Tuesday, October 28, 2008

subtexto

Sempre queremos ter todas as evidências da posição que ocupamos. Sempre. Carimbo na folha que diz "sou especial", com assinatura registrada em cartório e cuspe para comprovar, no amassado do papel, que o documento foi revisado por cinco pessoas que mal sabiam da verdade. Quanta formalidade para entendermos que aquilo não vale nada. É um papel, mera soma de cuspe e caneta e árvores mortas. Comparado ao olhar na cama, ao abraço em que o outro se acomoda perfeitamente nos seus braços e, quentinho, te ouve dormir.

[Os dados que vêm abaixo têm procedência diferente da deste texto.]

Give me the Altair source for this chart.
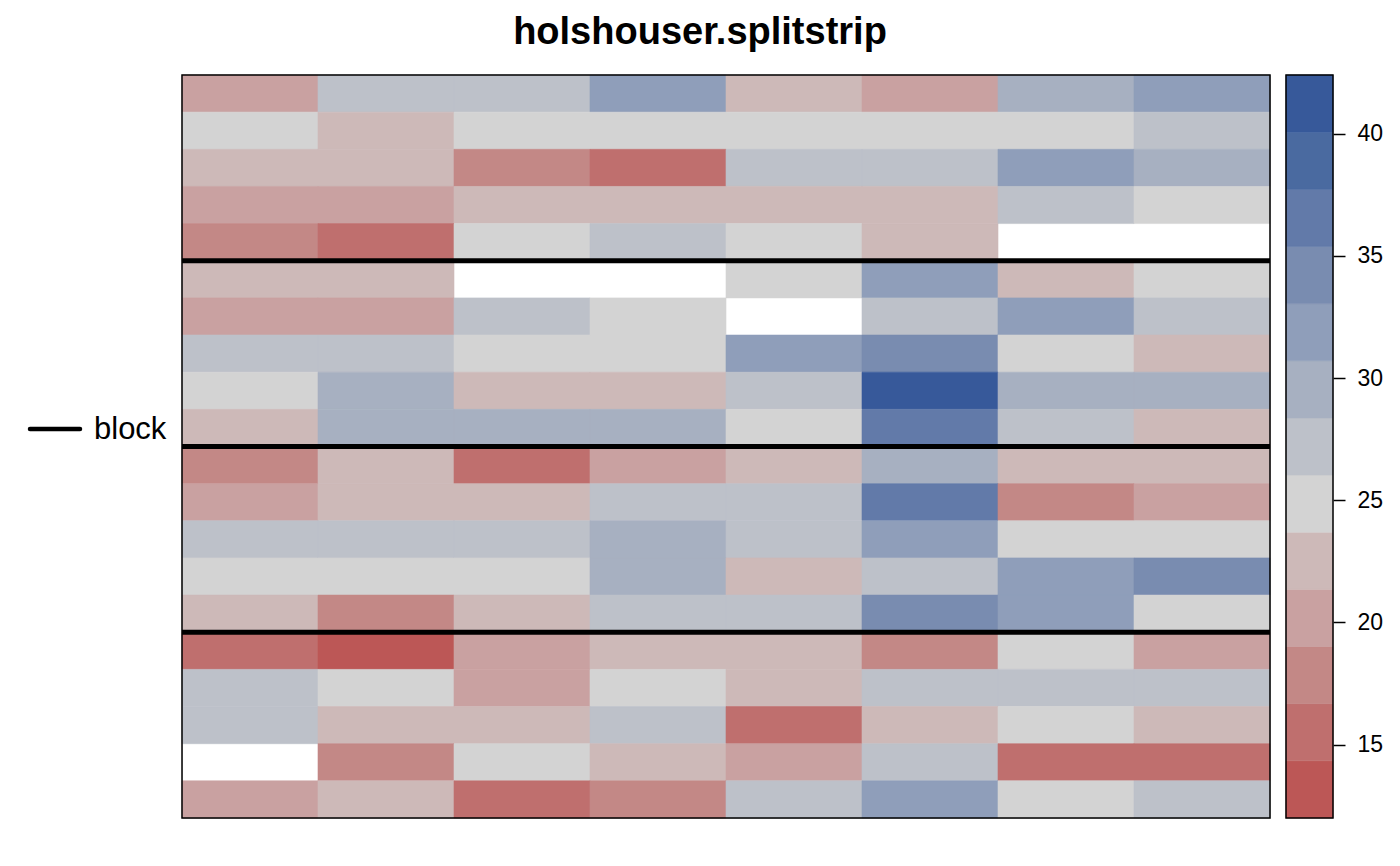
import altair as alt
import pandas as pd

title_text = "holshouser.splitstrip"
legend_label = "block"

# yield values, rows top to bottom, 8 columns each (None = missing)
r01 = [20.2, 27.2, 27.2, 31.9, 22.5, 20.2, 29.5, 31.9]
r02 = [24.9, 22.5, 24.9, 24.9, 24.9, 24.9, 24.9, 27.2]
r03 = [22.5, 22.5, 17.8, 15.5, 27.2, 27.2, 31.9, 29.5]
r04 = [20.2, 20.2, 22.5, 22.5, 22.5, 22.5, 27.2, 24.9]
r05 = [17.8, 15.5, 24.9, 27.2, 24.9, 22.5, None, None]
r06 = [22.5, 22.5, None, None, 24.9, 31.9, 22.5, 24.9]
r07 = [20.2, 20.2, 27.2, 24.9, None, 27.2, 31.9, 27.2]
r08 = [27.2, 27.2, 24.9, 24.9, 31.9, 34.2, 24.9, 22.5]
r09 = [24.9, 29.5, 22.5, 22.5, 27.2, 42.4, 29.5, 29.5]
r10 = [22.5, 29.5, 29.5, 29.5, 24.9, 36.6, 27.2, 22.5]
r11 = [17.8, 22.5, 15.5, 20.2, 22.5, 29.5, 22.5, 22.5]
r12 = [20.2, 22.5, 22.5, 27.2, 27.2, 36.6, 17.8, 20.2]
r13 = [27.2, 27.2, 27.2, 29.5, 27.2, 31.9, 24.9, 24.9]
r14 = [24.9, 24.9, 24.9, 29.5, 22.5, 27.2, 31.9, 34.2]
r15 = [22.5, 17.8, 22.5, 27.2, 27.2, 34.2, 31.9, 24.9]
r16 = [15.5, 12.0, 20.2, 22.5, 22.5, 17.8, 24.9, 20.2]
r17 = [27.2, 24.9, 20.2, 24.9, 22.5, 27.2, 27.2, 27.2]
r18 = [27.2, 22.5, 22.5, 27.2, 15.5, 22.5, 24.9, 22.5]
r19 = [None, 17.8, 24.9, 22.5, 20.2, 27.2, 15.5, 15.5]
r20 = [20.2, 22.5, 15.5, 17.8, 27.2, 31.9, 24.9, 27.2]
rows = [r01, r02, r03, r04, r05, r06, r07, r08, r09, r10,
        r11, r12, r13, r14, r15, r16, r17, r18, r19, r20]

block_breaks = [5, 10, 15]
key_ticks = [15, 20, 25, 30, 35, 40]
bin_colors = ["#BC5756", "#BF6F6E", "#C38886", "#C9A1A1", "#CDB9B8", "#D3D3D3",
              "#BDC1C9", "#A7B0C1", "#8F9EBA", "#798CB0", "#627AA9", "#4A6AA0", "#37599A"]
z_lo, z_hi = 12.0, 42.4

n_rows = len(rows)
n_cols = len(rows[0])
nb = len(bin_colors)
edges = [z_lo + (z_hi - z_lo) * k / nb for k in range(nb + 1)]
thresholds = edges[1:-1]

recs = []
for i, row in enumerate(rows):
    for j, v in enumerate(row):
        if v is None:
            continue
        recs.append({"row": i, "row2": i + 1, "col": j, "col2": j + 1, "yield": v})
df = pd.DataFrame(recs)

FONT = "Liberation Sans"
W, H = 1088, 743
KEY_X0, KEY_X1 = 1104, 1151

cscale = alt.Scale(type="threshold", domain=thresholds, range=bin_colors)
xs = alt.Scale(domain=[0, n_cols], nice=False, zero=False)
ys = alt.Scale(domain=[0, n_rows], nice=False, zero=False, reverse=True)

heat = alt.Chart(df).mark_rect(strokeWidth=0.6).encode(
    x=alt.X("col:Q", scale=xs, axis=None),
    x2="col2:Q",
    y=alt.Y("row:Q", scale=ys, axis=None),
    y2="row2:Q",
    color=alt.Color("yield:Q", scale=cscale, legend=None),
    stroke=alt.Stroke("yield:Q", scale=cscale, legend=None),
)

blines = alt.Chart(pd.DataFrame({"b": block_breaks})).mark_rule(
    color="black", strokeWidth=5
).encode(
    y=alt.Y("b:Q", scale=ys, axis=None),
    x=alt.value(0), x2=alt.value(W),
)

one = pd.DataFrame({"label": [legend_label]})

border = alt.Chart(one).mark_rect(fillOpacity=0, stroke="black", strokeWidth=1.5).encode(
    x=alt.value(0), x2=alt.value(W), y=alt.value(0), y2=alt.value(H)
)

key_df = pd.DataFrame({"lo": edges[:-1], "hi": edges[1:], "c": bin_colors})
key = alt.Chart(key_df).mark_rect(strokeWidth=0.6).encode(
    y=alt.Y("lo:Q", scale=alt.Scale(domain=[z_lo, z_hi], nice=False, zero=False),
            axis=alt.Axis(orient="right", offset=KEY_X1 - W, values=key_ticks, title=None,
                          grid=False, domain=False, tickColor="black", tickSize=12,
                          tickWidth=1.5, labelFontSize=23, labelColor="black",
                          labelFont=FONT, labelPadding=12)),
    y2="hi:Q",
    x=alt.value(KEY_X0),
    x2=alt.value(KEY_X1),
    color=alt.Color("c:N", scale=None),
    stroke=alt.Stroke("c:N", scale=None),
)

key_border = alt.Chart(one).mark_rect(fillOpacity=0, stroke="black", strokeWidth=1.5).encode(
    x=alt.value(KEY_X0), x2=alt.value(KEY_X1), y=alt.value(0), y2=alt.value(H)
)

lg_line = alt.Chart(one).mark_rule(color="black", strokeWidth=4.5, strokeCap="round").encode(
    x=alt.value(-152), x2=alt.value(-102), y=alt.value(354), y2=alt.value(354)
)
lg_text = alt.Chart(one).mark_text(
    align="left", baseline="middle", fontSize=31, font=FONT, color="black"
).encode(x=alt.value(-88), y=alt.value(355), text="label:N")

title = alt.Chart(pd.DataFrame({"t": [title_text]})).mark_text(
    align="center", baseline="alphabetic", fontSize=38, fontWeight="bold",
    font=FONT, color="black"
).encode(x=alt.value(518), y=alt.value(-31), text="t:N")

chart = alt.layer(heat, blines, border, key, key_border, lg_line, lg_text, title).resolve_scale(
    y="independent", color="independent", stroke="independent"
).properties(
    width=W, height=H,
    autosize=alt.AutoSizeParams(type="none"),
    padding={"left": 174, "top": 67, "right": 120, "bottom": 40},
).configure_view(strokeWidth=0).configure(background="white")

chart.save("out.html", embed_options={"renderer": "svg", "actions": False})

O que seria da poesia se tudo precisasse ser tão explorado por todos, tão claro paraomundointeiro, tão explícito, que não haveria nada de íntimo para colocar em entrelinhas. A intimidade que se constrói estando com a pessoa amada não diz respeito a muitos. Só quem ama sabe porque, e como, ama. Só quem é amado sabe reconhecer o amor nos gestos menos amorosos.

Prefiro me transformar na despistada sem glamour, sem faixa de eu te amo, sem flores na recepção, sem violinos na despedida.

Talvez eu prefira, mesmo, a autenticidade do telefone desligado na cara e do beijo na madrugada, de olhos fechados, sem ver teu rosto, mas sabendo que ele me olha mesmo sem ver.